Strom is dead, already! Let's get on with it! DC Statehood is a perfect opportunity to restructure the District Government as well as providing full representation in House and Senate to DC citizens. It would also take DC out from under the paternalistic requirement of submitting all its legislation for Congressional review.
My statehood model calls for DC citizens to petition the Mayor, City Council, and Advisory Neighborhood Commissions to declare themselves the Territorial Governor, Senate and Legislature of the Territory of Ellingtonia. The Territory excludes a block of land having no residents that surrounds the Supreme Court, the Capitol, the Mall and the White House. That area becomes the Rump District of Columbia under full Congressional oversight, policing, fire, etc. The Territory then petitions Congress for admission as a state and, by majority vote with no Constitutional amendment foolishness, the deed is crowned with success.
Why Ellingtonia?

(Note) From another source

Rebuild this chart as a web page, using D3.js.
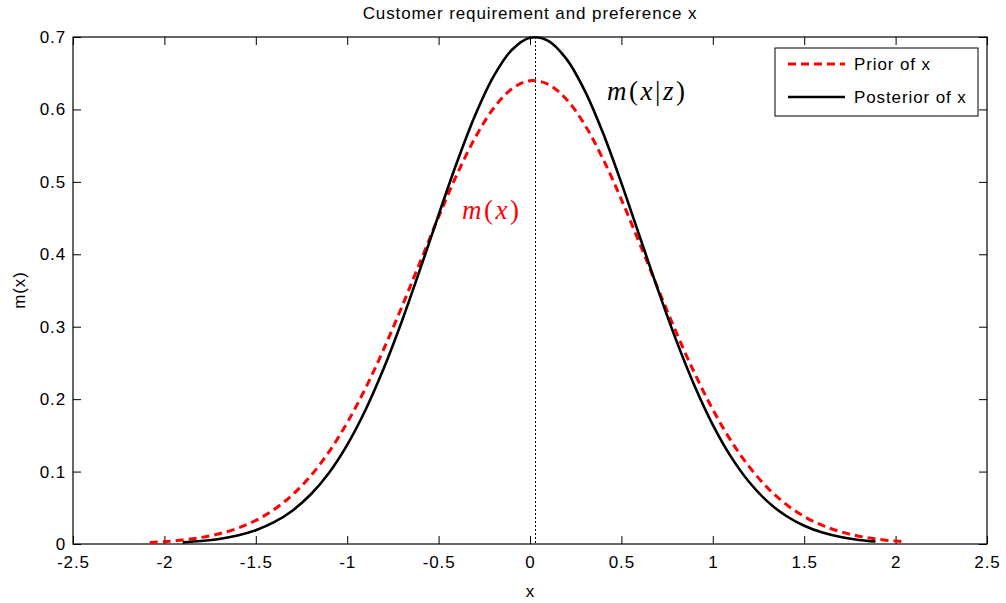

Because it is fitting that at least one state be named after a black person, preferably a locally-born one who contributed to world beauty and civilization. [The eleven states named after individual people are George Washington (WA), King Charles II (NC, SC), King George III (GA), Queen Mary (MD), Queen Elizabeth I (VA, WV), King Louis XIV (LA), James, Duke of York (NY), Lord Delaware (DE) and William Penn (PA).]
More speculations, correspondence with elected officials, and other polemics about DC life will appear here as time and chance permit. The Slangwhanger-in-Chief is happy to resume his blogging smock and sandalled shoon for this limited purpose.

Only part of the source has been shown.